What are you putting it into?


----------



## major (Apr 4, 2008)

iggymo said:


> I just bought a GE 14Kw DC motor off of Ebay for $160. I plan on putting it in a 1988 Ford Festiva.41 comm bars
> 17 inches long
> 11 inches diameter
> about 250 lbs
> rated 36/48 volts


Hi iggy,

Nice buy  Looks great. Somebody got carried away with the gray spray paint. But basic motor is a monster. Ought to rip that Festive apart 

Just kidding. Kinda. Use a reasonable current limit. If you can carry the weight, it will do great. Not a lot of complaints about too strong of a motor.

Why do you think it is compound wound? Six terminals? What are they labeled? Resistance?

Regards,

major


----------



## iggymo (Apr 17, 2009)

Hey Woodsmith...I'll get that right out to you...NOT! 
I bet it would make that MR2 go pretty quick though...
It's going into a Ford Festiva...might be like swatting a fly with a Buick though.

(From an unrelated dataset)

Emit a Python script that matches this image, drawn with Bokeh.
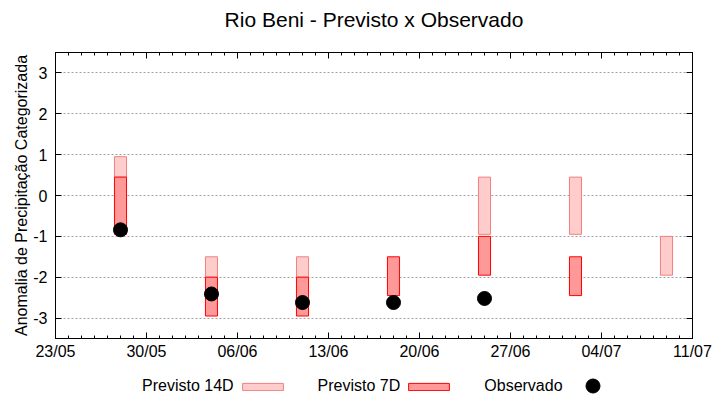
import pandas as pd
from bokeh.plotting import figure
from bokeh.layouts import column
from bokeh.models import (DatetimeAxis, LinearAxis, FixedTicker, DatetimeTickFormatter,
                          Legend, LegendItem, Range1d, CustomJSTickFormatter, Label)
from bokeh.embed import file_html
from bokeh.resources import INLINE

# ---- data ----
dates = ["2024-05-28", "2024-06-04", "2024-06-11", "2024-06-18",
         "2024-06-25", "2024-07-02", "2024-07-09"]
p14_bottom = [0.45, -2.0, -2.0, float("nan"), -0.95, -0.95, -1.95]
p14_top = [0.95, -1.5, -1.5, float("nan"), 0.45, 0.45, -1.0]
p7_bottom = [-0.95, -2.95, -2.95, -2.45, -1.95, -2.45, float("nan")]
p7_top = [0.45, -2.0, -2.0, -1.5, -1.0, -1.5, float("nan")]
obs = [-0.84, -2.41, -2.62, -2.62, -2.52, float("nan"), float("nan")]
x_ticks = ["2024-05-23", "2024-05-30", "2024-06-06", "2024-06-13",
           "2024-06-20", "2024-06-27", "2024-07-04", "2024-07-11"]
y_ticks = [-3, -2, -1, 0, 1, 2, 3]
legend_labels = ["Previsto 14D", "Previsto 7D", "Observado"]
title_text = "Rio Beni - Previsto x Observado"

FONT = "Liberation Sans"
DAY = 86400000.0

x = pd.to_datetime(dates)
tick_ms = [pd.Timestamp(t).value / 1e6 for t in x_ticks]
minor_ms = [tick_ms[0] + i * DAY for i in range(int((tick_ms[-1] - tick_ms[0]) / DAY) + 1)]

# ---- title strip ----
tf = figure(width=720, height=38, output_backend="svg", toolbar_location=None,
            x_range=Range1d(0, 1), y_range=Range1d(0, 1),
            x_axis_location=None, y_axis_location=None,
            min_border=0, outline_line_color=None)
tf.grid.visible = False
tf.add_layout(Label(x=0.5, y=0.5, text=title_text, text_align="center",
                    text_baseline="middle", text_font=FONT, text_font_size="21px",
                    text_color="black"))

# ---- main chart ----
p = figure(frame_width=637, frame_height=286, x_axis_type="datetime",
           output_backend="svg", toolbar_location=None, title=None,
           x_range=Range1d(tick_ms[0], tick_ms[-1]), y_range=Range1d(-3.5, 3.5),
           min_border_left=55, min_border_right=28, min_border_top=14, min_border_bottom=34)
p.background_fill_color = "white"
p.border_fill_color = "white"
p.outline_line_color = "black"
p.outline_line_width = 1

bw = 0.93 * DAY
p.vbar(x=x, width=bw, bottom=p14_bottom, top=p14_top,
       fill_color="#ffcccc", line_color="#f08080", line_width=1)
p.vbar(x=x, width=bw, bottom=p7_bottom, top=p7_top,
       fill_color="#ff9999", line_color="#ff0000", line_width=1)
p.scatter(x=x, y=obs, size=14, fill_color="black", line_color="black")

# grid
p.xgrid.grid_line_color = None
p.ygrid.ticker = FixedTicker(ticks=y_ticks)
p.ygrid.grid_line_color = "#a0a0a0"
p.ygrid.grid_line_dash = "2 2"
p.ygrid.grid_line_width = 1

xt = FixedTicker(ticks=tick_ms, minor_ticks=minor_ms)
fmt = DatetimeTickFormatter(days="%d/%m", months="%d/%m", hours="%d/%m",
                            years="%d/%m", minutes="%d/%m")
blank_fmt = CustomJSTickFormatter(code="return ''")

def style_axis(ax, labels=True):
    ax.major_tick_in = 6
    ax.major_tick_out = 0
    ax.minor_tick_in = 3
    ax.minor_tick_out = 0
    ax.axis_line_color = "black"
    ax.major_tick_line_color = "black"
    ax.minor_tick_line_color = "black"
    ax.major_label_text_font = FONT
    ax.major_label_text_color = "black"
    ax.major_label_text_font_size = "16px"
    if not labels:
        ax.formatter = blank_fmt
        ax.major_label_standoff = 0
        ax.major_label_text_font_size = "2px"

xa = p.xaxis[0]
xa.ticker = xt
xa.formatter = fmt
style_axis(xa)
xa.major_label_standoff = 4

ya = p.yaxis[0]
ya.ticker = FixedTicker(ticks=y_ticks)
ya.formatter = CustomJSTickFormatter(code="return tick.toFixed(0)")
style_axis(ya)
ya.minor_tick_line_color = None
ya.major_label_standoff = 8
ya.axis_label = "Anomalia de Precipitação Categorizada"
ya.axis_label_text_font = FONT
ya.axis_label_text_font_size = "16px"
ya.axis_label_text_font_style = "normal"
ya.axis_label_text_color = "black"
ya.axis_label_standoff = 0

top_ax = DatetimeAxis(ticker=xt)
style_axis(top_ax, labels=False)
p.add_layout(top_ax, "above")
right_ax = LinearAxis(ticker=FixedTicker(ticks=y_ticks))
style_axis(right_ax, labels=False)
right_ax.minor_tick_line_color = None
p.add_layout(right_ax, "right")

# ---- legend strip below the chart (gnuplot style: text followed by sample) ----
lf = figure(width=720, height=28, output_backend="svg", toolbar_location=None,
            x_range=Range1d(0, 1), y_range=Range1d(0, 1),
            x_axis_location=None, y_axis_location=None,
            min_border=0, outline_line_color=None)
lf.grid.visible = False
# hidden proxy renderers (one point each, not shown) used only for legend samples
blank = lf.vbar(x=[x[0]], width=bw, top=[p14_top[0]], bottom=[p14_bottom[0]],
                fill_alpha=0, line_alpha=0, visible=False)
s14 = lf.vbar(x=[x[0]], width=bw, top=[p14_top[0]], bottom=[p14_bottom[0]],
              fill_color="#ffcccc", line_color="#f08080", visible=False)
s7 = lf.vbar(x=[x[0]], width=bw, top=[p7_top[0]], bottom=[p7_bottom[0]],
             fill_color="#ff9999", line_color="#ff0000", visible=False)
sob = lf.scatter(x=[x[0]], y=[obs[0]], size=14, fill_color="black", line_color="black",
                 visible=False)
common = dict(orientation="horizontal", padding=0, margin=0, border_line_color=None,
              background_fill_alpha=0, label_text_font=FONT, label_text_font_size="16px",
              label_text_color="black")
legend = Legend(items=[
    LegendItem(label=legend_labels[0], renderers=[blank]),
    LegendItem(label=legend_labels[1], renderers=[s14]),
    LegendItem(label=legend_labels[2], renderers=[s7]),
], location=(6, 4), glyph_width=51, glyph_height=9, label_standoff=30, spacing=3,
   label_height=20, **common)
lf.add_layout(legend, "center")
legend_dot = Legend(items=[LegendItem(label="", renderers=[sob])],
                    location=(520, -3), glyph_width=35, glyph_height=35,
                    label_standoff=0, label_width=0, label_height=0, **common)
lf.add_layout(legend_dot, "center")

layout = column(tf, p, lf, spacing=0)
open("out.html", "w").write(file_html(layout, INLINE))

Major- It does have six terminals A1 A2, F1 F2, S1 S2. I have not measured the resistance of anything yet, I should go do that. The motor label read 330 amps at one time. I am hopin 48 to 72 volts will get it going pretty good.

-Steve


----------



## jackbauer (Jan 12, 2008)

Here's a few videos of me messing about with a similar motor.
http://www.youtube.com/watch?v=6SAtDzFfrWU
http://www.youtube.com/watch?v=_RTIb_dUeO0


----------



## Georgia Tech (Dec 5, 2008)

Man thats a DANG good But I SWARE i was Soooo Close to buying this thing my self!!! I have one JUST like this, its a Pure series. You might in deed have a compound wound motor!! Dang you did good on this!!
I wish all the best for you on this, and I dearly do hope you keep us posted and show us some youtube videos of this!!


----------